B. Fleischmann: Gain (aus `The Humbucking Coil´2006)
Warm, wohlig und wimmernd geht es los. Ummmmmnnnn. Da hat wohl jemand während der Aufnahme die Dolby NR Taste gedrückt gehalten, was? Ohhhhmmmmnnnnahh. Ich höre es leise aber wenn ich es laut hören, die Augen dabei schließen würde, wäre ich keineswegs überrascht in meinem Geiste einen sterbenden Wal zu sehen. Der Song will eines sofort klarmachen: ich bin nicht so leichte Kost, wie ihr glaubt. Na, das wollen wir doch erstmal sehen.
Früher hätte ich den Herrn Fleischmann ja immer in die elektronische Knick-Knack-Ecke gestellt, ihm einen lustigen Hut aufgesetzt, und ihn 200 mal den Satz „Ich muß mehr auf Melodien achten“ schreiben lassen. Hätte ich dazu wirklich die Möglichkeit gehabt, so würde die Entwicklung auf der aktuellen Cd 100%ig auf meine Kappe gehen. Stolz wäre ich, oh ja. Jetzt kenne ich den Herrn Fleischmann aber gar nicht, also muss ich, wenn auch missmutig, zugeben, dass der Sound und die Entwicklung voll auf seinem Mist gewachsen zu sein scheint.
Ja, hier wird mit Gitarrentönen gearbeitet. Wer mehr über den hier überwiegend verwendeten Gitarrentonabnehmer erfahren will: hier! Knapp eine Minute sehen wir also schwelgend und tief befriedigt dem Wal beim sterben zu, vergessen, dass wir hier Musik hören und machen uns vielleicht Sorgen über den Kalkgehalt der Kreuzberger Leitungswassers als plötzlich jemand zu singen beginnt. Der erste Name, der mir beim Vocaleinsatz in den Mund sprang war: Peter Heppner. Beruf: Trauerbarde. Sänger mit dem ewigen Blick in die Ferne, ungefähr so, wie wenn Oliver Kahn kurz nach einem verlorenen Spiel auf dem Weg in die Kabine noch schnell ein Interview gibt. Niemand weiß wohin er schaut, aber es sieht halt wahnsinnig tiefgründig aus.

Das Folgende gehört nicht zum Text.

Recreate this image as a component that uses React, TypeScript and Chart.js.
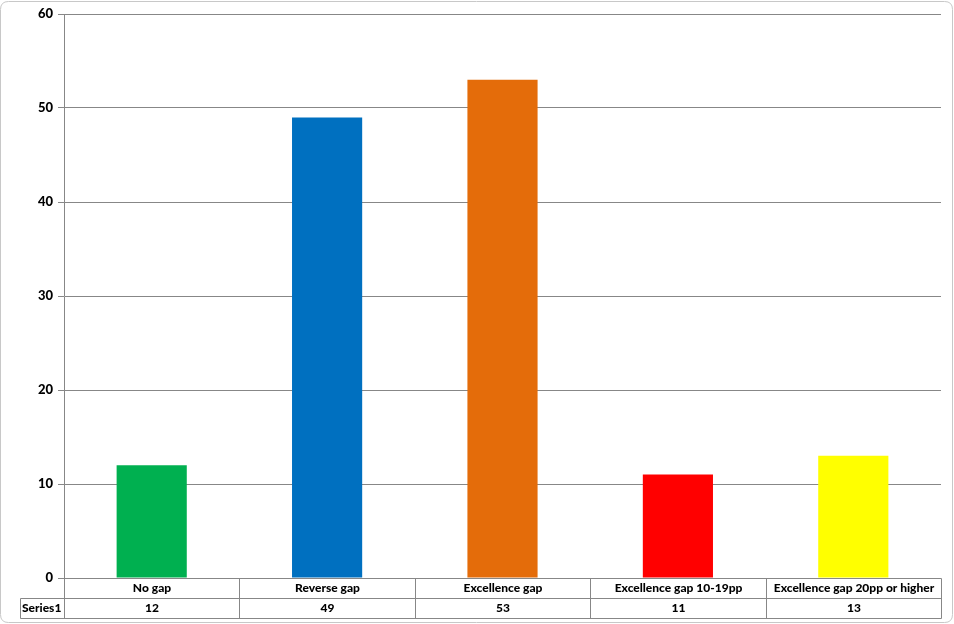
import React, { useEffect, useRef } from "react";
import { Chart, registerables } from "chart.js";

Chart.register(...registerables);

const categories = ["No gap", "Reverse gap", "Excellence gap", "Excellence gap 10-19pp", "Excellence gap 20pp or higher"];
const seriesName = "Series1";
const values = [12, 49, 53, 11, 13];
const barColors = ["#00b050", "#0070c0", "#e46c0a", "#ff0000", "#ffff00"];
const yTicks = [0, 10, 20, 30, 40, 50, 60];

const FONT = "Lato, 'Open Sans', sans-serif";
const LINE = "#878787";

const tablePlugin = {
  id: "dataTable",
  afterDraw(chart: any) {
    const ctx = chart.ctx as CanvasRenderingContext2D;
    const x = chart.scales.x;
    const area = chart.chartArea;
    const n = categories.length;
    const left = area.left;
    const right = area.right;
    const rowH = 20;
    const top = area.bottom;
    const labelLeft = 20;
    ctx.save();
    ctx.strokeStyle = LINE;
    ctx.lineWidth = 1;
    const bounds: number[] = [];
    for (let i = 0; i <= n; i++) {
      const px = i === 0 ? left : i === n ? right : (x.getPixelForValue(i - 1) + x.getPixelForValue(i)) / 2;
      bounds.push(Math.round(px) + 0.5);
    }
    const yTop = Math.round(top) + 0.5;
    const yMid = yTop + rowH;
    const yBot = yMid + rowH;
    ctx.beginPath();
    ctx.moveTo(bounds[0], yTop); ctx.lineTo(bounds[n], yTop);
    ctx.moveTo(labelLeft + 0.5, yMid); ctx.lineTo(bounds[n], yMid);
    ctx.moveTo(labelLeft + 0.5, yBot); ctx.lineTo(bounds[n], yBot);
    for (let i = 0; i <= n; i++) {
      ctx.moveTo(bounds[i], yTop); ctx.lineTo(bounds[i], yBot);
    }
    ctx.moveTo(labelLeft + 0.5, yMid); ctx.lineTo(labelLeft + 0.5, yBot);
    ctx.stroke();

    ctx.fillStyle = "#000";
    ctx.font = `900 12px ${FONT}`;
    ctx.textAlign = "center";
    ctx.textBaseline = "middle";
    for (let i = 0; i < n; i++) {
      const cx = (bounds[i] + bounds[i + 1]) / 2;
      ctx.fillText(categories[i], cx, yTop + rowH / 2);
      ctx.fillText(String(values[i]), cx, yMid + rowH / 2);
    }
    ctx.textAlign = "left";
    ctx.fillText(seriesName, labelLeft + 2, yMid + rowH / 2);

    ctx.strokeStyle = "#c8c8c8";
    ctx.beginPath();
    const r = 8;
    const bx = 0.5, by = 1.5, bw = chart.width - 2, bh = chart.height - 3;
    ctx.moveTo(bx + r, by);
    ctx.lineTo(bx + bw - r, by);
    ctx.quadraticCurveTo(bx + bw, by, bx + bw, by + r);
    ctx.lineTo(bx + bw, by + bh - r);
    ctx.quadraticCurveTo(bx + bw, by + bh, bx + bw - r, by + bh);
    ctx.lineTo(bx + r, by + bh);
    ctx.quadraticCurveTo(bx, by + bh, bx, by + bh - r);
    ctx.lineTo(bx, by + r);
    ctx.quadraticCurveTo(bx, by, bx + r, by);
    ctx.stroke();
    ctx.restore();
  },
};

export default function App() {
  const ref = useRef<HTMLCanvasElement | null>(null);
  useEffect(() => {
    document.body.style.margin = "0";
    const chart = new Chart(ref.current!, {
      type: "bar",
      data: {
        labels: categories,
        datasets: [
          {
            label: seriesName,
            data: values,
            backgroundColor: barColors,
            borderWidth: 0,
            categoryPercentage: 1,
            barPercentage: 0.4,
          },
        ],
      },
      options: {
        animation: false,
        responsive: false,
        maintainAspectRatio: false,
        layout: { padding: { left: 0, right: 13, top: 14, bottom: 46 } },
        plugins: { legend: { display: false }, tooltip: { enabled: false } },
        scales: {
          x: { display: false, grid: { display: false } },
          y: {
            min: 0,
            max: 60,
            afterBuildTicks: (s: any) => {
              s.ticks = yTicks.map((v) => ({ value: v }));
            },
            afterFit: (s: any) => {
              s.width = 64;
            },
            ticks: {
              color: "#000",
              font: { family: FONT, size: 13, weight: "900" },
              padding: 5,
            },
            grid: { color: LINE, tickLength: 6, drawTicks: true },
            border: { display: true, color: LINE },
          },
        },
      },
      plugins: [tablePlugin],
    });
    return () => chart.destroy();
  }, []);
  return (
    <div style={{ position: "absolute", left: 0, top: 0, width: 954, height: 624, background: "#fff" }}>
      <canvas ref={ref} width={954} height={624} style={{ width: 954, height: 624, display: "block" }} />
    </div>
  );
}
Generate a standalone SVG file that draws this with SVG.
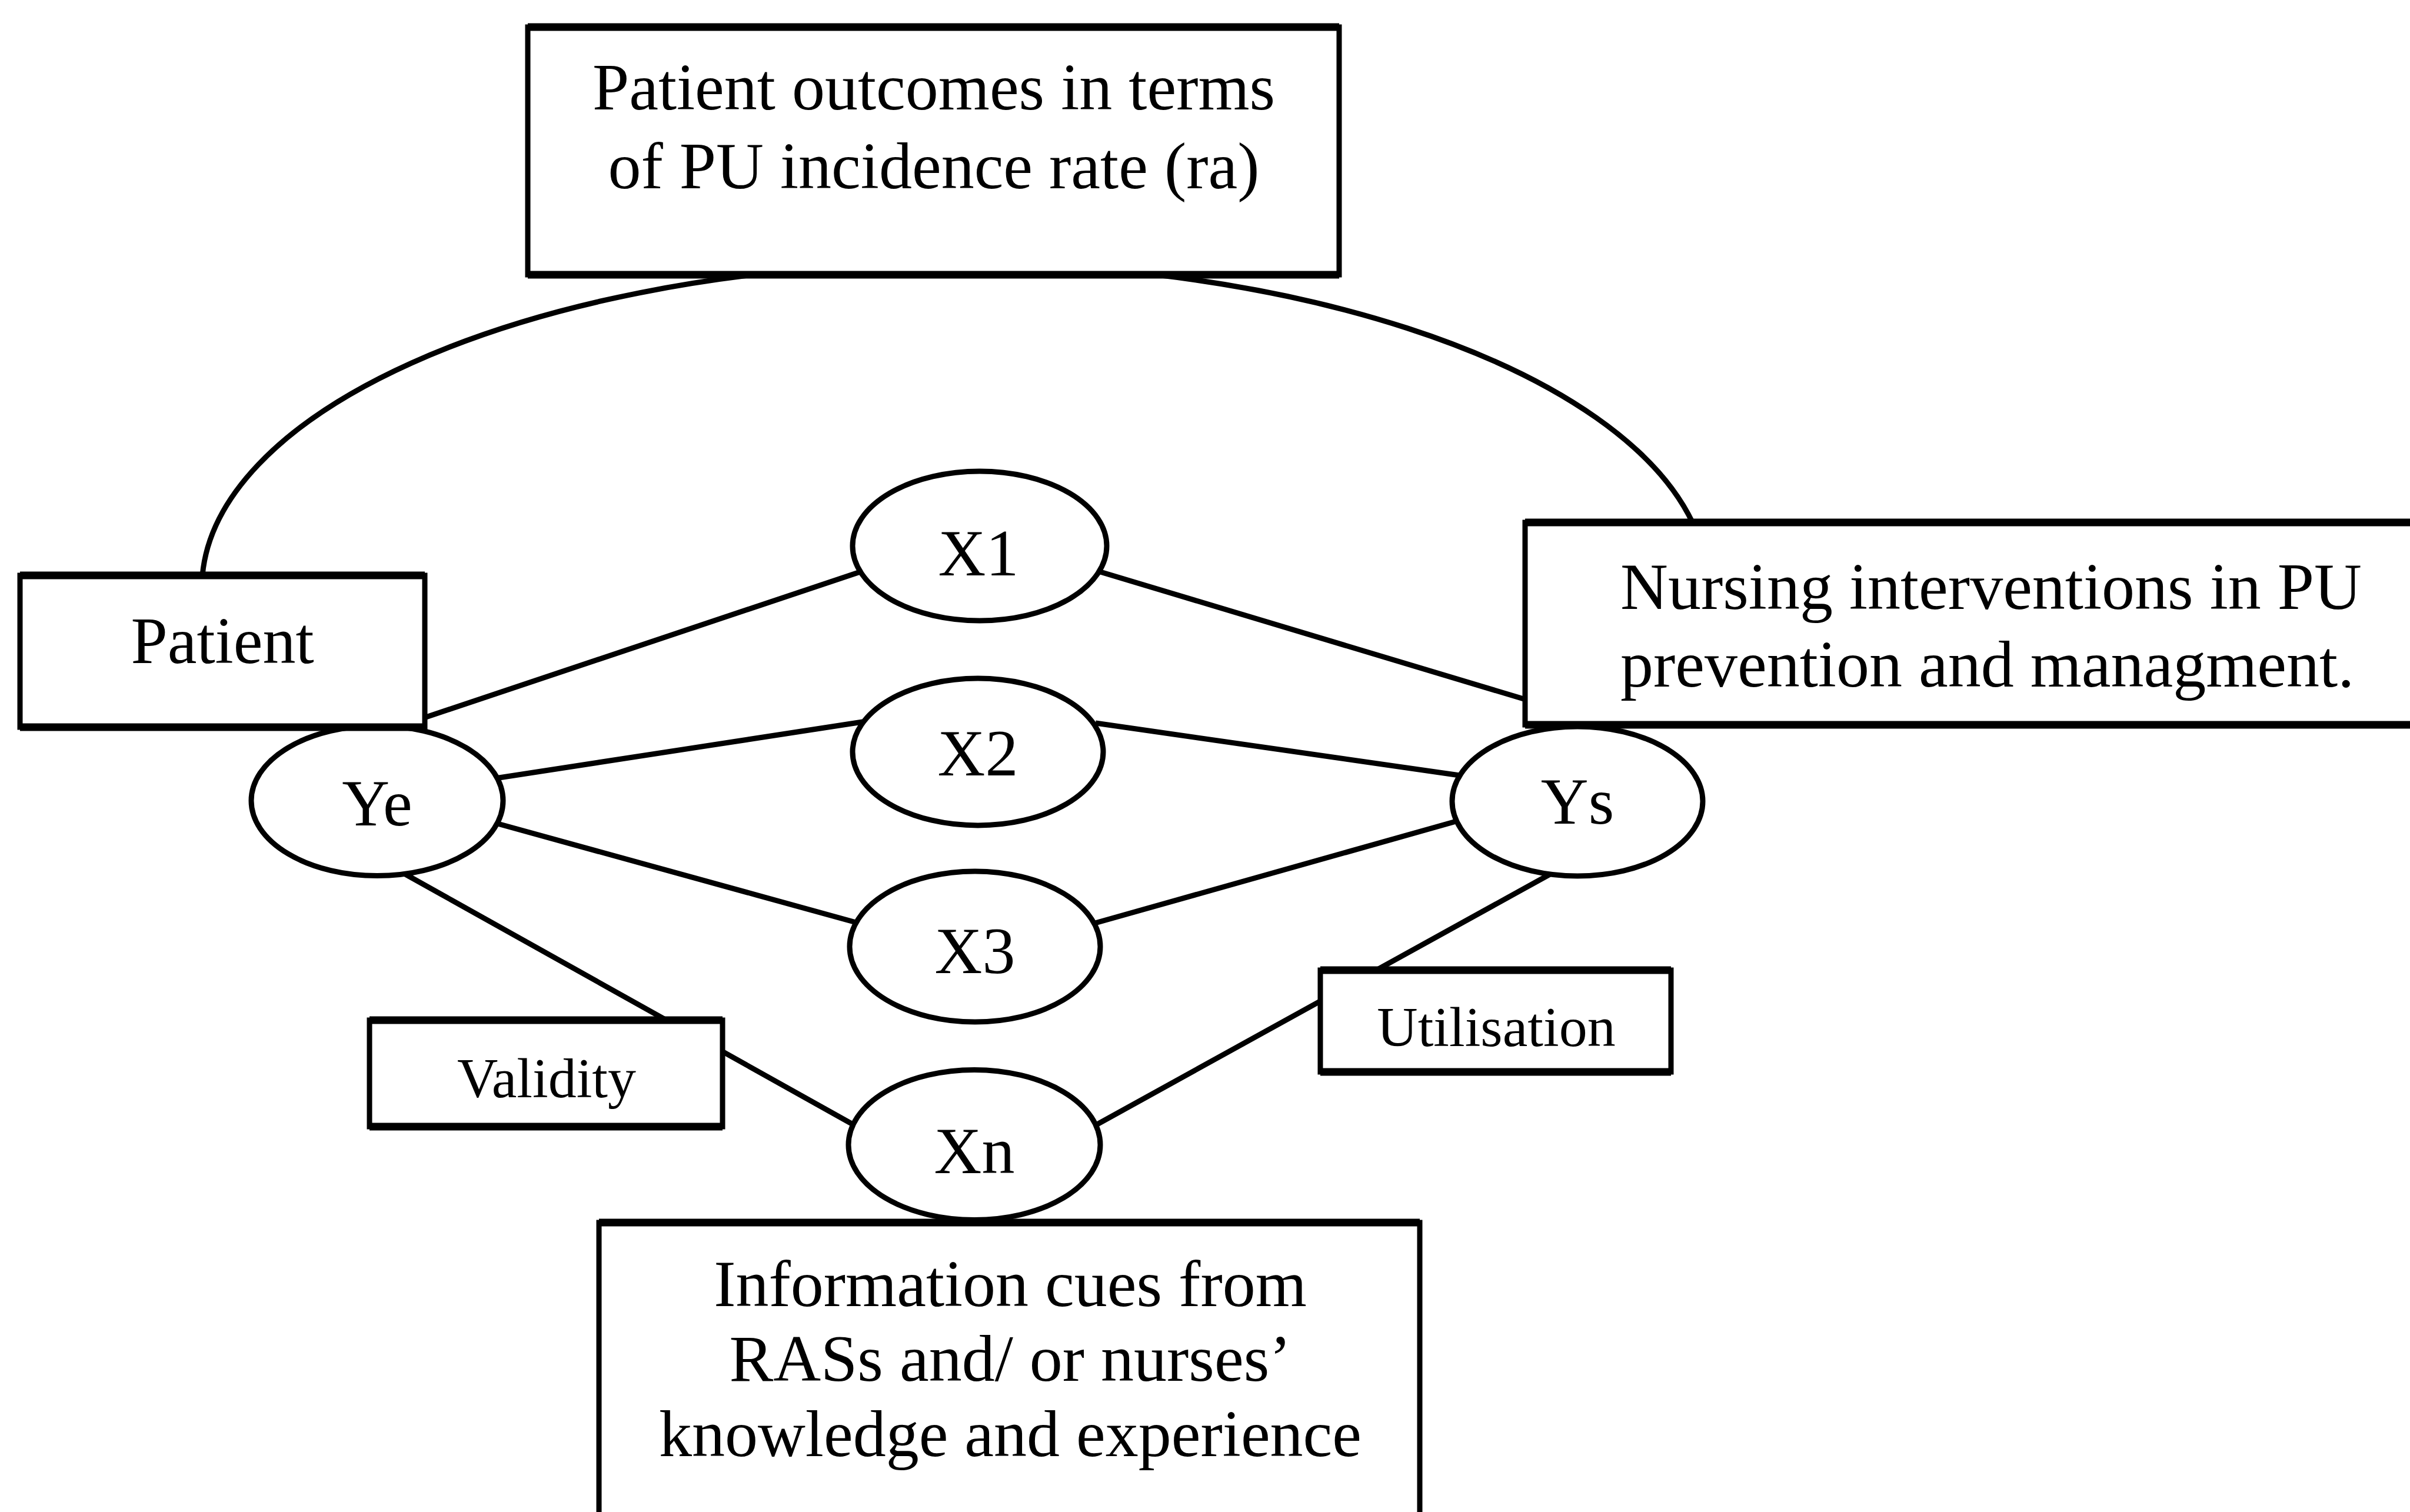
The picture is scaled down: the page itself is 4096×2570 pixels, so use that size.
<svg xmlns="http://www.w3.org/2000/svg" width="4096" height="2570" viewBox="0 0 4096 2570">
<style>
.box{fill:#fff;stroke:#000;stroke-width:9}
.hb{stroke:#000;stroke-width:13;fill:none}
.node{fill:#fff;stroke:#000;stroke-width:9}
.conn{stroke:#000;stroke-width:9;fill:none}
text{font-family:"Liberation Serif","Times New Roman",serif;fill:#000}
.big{font-size:112px}
.small{font-size:96px}
.mid{text-anchor:middle}
</style>
<rect width="4096" height="2570" fill="#fff"/>
<g id="connectors">
 <path class="conn" d="M 344 978 A 1280 553 0 0 1 2877 889"/>
 <line class="conn" x1="700" y1="1227" x2="1468" y2="970"/>
 <line class="conn" x1="1860" y1="969" x2="2603" y2="1192"/>
 <line class="conn" x1="835" y1="1324" x2="1466" y2="1227"/>
 <line class="conn" x1="1862" y1="1229" x2="2488" y2="1319"/>
 <line class="conn" x1="835" y1="1397" x2="1466" y2="1571"/>
 <line class="conn" x1="1854" y1="1571" x2="2489" y2="1392"/>
 <line class="conn" x1="680" y1="1481" x2="1460" y2="1917"/>
 <line class="conn" x1="2647" y1="1479" x2="1854" y2="1917"/>
</g>
<g id="node-ye">
 <ellipse class="node" cx="641" cy="1361" rx="214" ry="127.5"/>
 <text class="big mid" x="641" y="1403">Ye</text>
</g>
<g id="node-ys">
 <ellipse class="node" cx="2681" cy="1362" rx="213" ry="127"/>
 <text class="big mid" x="2681" y="1400">Ys</text>
</g>
<g id="node-x1">
 <ellipse class="node" cx="1665" cy="928" rx="216" ry="127"/>
 <text class="big mid" x="1663" y="978">X1</text>
</g>
<g id="node-x2">
 <ellipse class="node" cx="1662" cy="1278" rx="213" ry="125"/>
 <text class="big mid" x="1662" y="1318">X2</text>
</g>
<g id="node-x3">
 <ellipse class="node" cx="1657" cy="1609" rx="213" ry="128"/>
 <text class="big mid" x="1657" y="1654">X3</text>
</g>
<g id="node-xn">
 <ellipse class="node" cx="1656" cy="1946" rx="214" ry="127.5"/>
 <text class="big mid" x="1656" y="1994">Xn</text>
</g>
<g id="node-outcomes">
 <rect class="box" x="897" y="46" width="1379" height="421"/>
 <path class="hb" d="M 897 46 H 2276 M 897 467 H 2276"/>
 <text class="big mid" x="1587" y="186">Patient outcomes in terms</text>
 <text class="big mid" x="1587" y="320">of PU incidence rate (ra)</text>
</g>
<g id="node-patient">
 <rect class="box" x="34" y="978" width="688" height="258"/>
 <path class="hb" d="M 34 978 H 722 M 34 1236 H 722"/>
 <text class="big mid" x="378" y="1127">Patient</text>
</g>
<g id="node-nursing">
 <rect class="box" x="2592" y="888" width="1540" height="344"/>
 <path class="hb" d="M 2592 888 H 4110 M 2592 1232 H 4110"/>
 <text class="big" x="2754" y="1035">Nursing interventions in PU</text>
 <text class="big" x="2754" y="1167">prevention and managment.</text>
</g>
<g id="node-validity">
 <rect class="box" x="628" y="1734" width="600" height="181"/>
 <path class="hb" d="M 628 1734 H 1228 M 628 1915 H 1228"/>
 <text class="small mid" x="929" y="1865">Validity</text>
</g>
<g id="node-utilisation">
 <rect class="box" x="2244" y="1649" width="596" height="173"/>
 <path class="hb" d="M 2244 1649 H 2840 M 2244 1822 H 2840"/>
 <text class="small mid" x="2543" y="1778">Utilisation</text>
</g>
<g id="node-information">
 <rect class="box" x="1018" y="2078" width="1395" height="510"/>
 <path class="hb" d="M 1018 2078 H 2413"/>
 <text class="big mid" x="1717" y="2220">Information cues from</text>
 <text class="big mid" x="1717" y="2347">RASs and/ or nurses’</text>
 <text class="big mid" x="1717" y="2475">knowledge and experience</text>
</g>
</svg>
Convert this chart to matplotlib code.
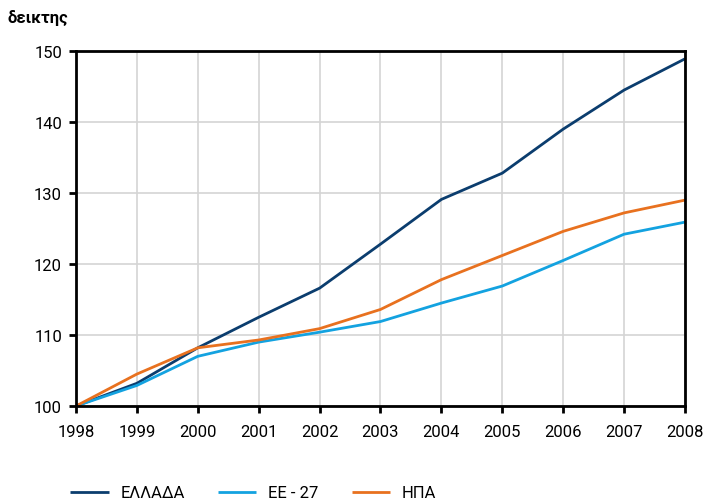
import matplotlib.pyplot as plt

plt.rcParams['font.family'] = ['Roboto', 'DejaVu Sans']

years = [1998, 1999, 2000, 2001, 2002, 2003, 2004, 2005, 2006, 2007, 2008]
greece = [100, 103.2, 108.2, 112.5, 116.6, 122.8, 129.1, 132.8, 139.0, 144.5, 148.9]
eu27 = [100, 102.9, 107.0, 109.0, 110.4, 111.9, 114.5, 116.9, 120.5, 124.2, 125.9]
usa = [100, 104.5, 108.2, 109.3, 110.9, 113.6, 117.8, 121.2, 124.6, 127.2, 129.0]

labels = ['ΕΛΛΑΔΑ', 'ΕΕ - 27', 'ΗΠΑ']
colors = ['#0b3d6e', '#13a2e0', '#e8711f']

fig = plt.figure(figsize=(7.19, 5.02), dpi=100)
ax = fig.add_axes([0.1057, 0.1892, 0.847, 0.7072])

for series, lab, c in zip([greece, eu27, usa], labels, colors):
    ax.plot(years, series, color=c, linewidth=2, label=lab, solid_capstyle='butt')

ax.set_xlim(1998, 2008)
ax.set_ylim(100, 150)
ax.set_xticks(years)
ax.set_yticks(range(100, 151, 10))
ax.grid(True, color='#d4d4d4', linewidth=1.2)
ax.set_axisbelow(True)
for s in ax.spines.values():
    s.set_linewidth(2)
    s.set_color('black')
ax.tick_params(direction='out', length=5, width=2, labelsize=12)
ax.tick_params(axis='x', pad=8)
ax.tick_params(axis='y', pad=5)

fig.text(0.011, 0.964, 'δεικτης', fontsize=12, fontweight='bold', va='center', ha='left')

fig.legend(loc='center left', bbox_to_anchor=(0.077, 0.016), ncol=3, frameon=False,
           fontsize=12, handlelength=2.3, columnspacing=2.0, handletextpad=0.7)

fig.savefig('out.png', dpi=100)
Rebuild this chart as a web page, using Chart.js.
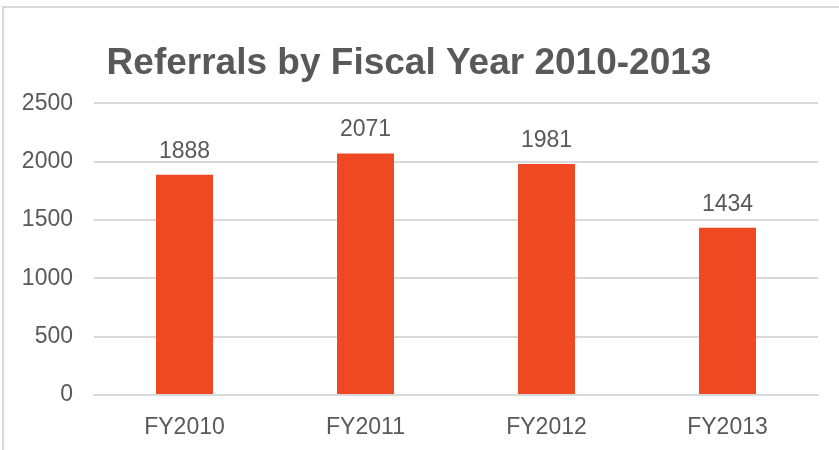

Herr Heppner ist mittlerweile zuständig für alle deutschsprachigen Texte, die irgendetwas mit Flut, Wut oder Uns (also Wir) zu tun haben. Jetzt haben wir den Salat: „Heppner singt bei Fleischmann: Morgen ab 14Uhr in der Schraubenabteilung, danach Autogrammstunde.“
NEIN, natürlich nicht. Der Heppner singt hier nicht. Erstens ist das hier nicht ganz so staatstragend und zweitens macht die Stimme hier irgendetwas mit Englisch. Und das gar nicht mal so gut. Klar, das „TH“ ist für uns Germanen so eine Sache und es klang ja auch mal ganz exotisch wenn Nico bei Velvet Underground um uns rumgehaucht hat, aber wenn ich hier einen IT-Studenten „Let´s face Another Day“ singen höre, möchte ich zurück in den Bauch meiner Mutter. Der Song ist nicht mal übel. Ein noch nicht ganz so abgegriffenes Bluesschema wird bemüht, und die Instrumentierung ist durchweg geschmackvoll und fluffig. Aber was nützt uns eine hübsche Melodei, wenn sie von einer Hornbrille vorgetragen wird.
Nach knapp fünf Minuten ist der Budenzauber beendet und alle Kinder müssen ins Bett. Dort träumen sie dann von fremdsprachlicher Früherziehung und einem Jahr im Ausland. .
1 Comments:
ich finde diese idee hier sehr sehr sehr gut, wollte ich sagen.
ich verstehe nicht so recht den vorwurf der melodielosigkeit, was frühere b. fleischmann alben betrifft. war die hello tourist (hieß doch so?) platte nicht ziemlich melodiös? oder habe ich da ganz was falsches in erinnerung?
hm.
jedenfalls: sehr gute sache, das hier, hoffentlich geht es noch länger weiter!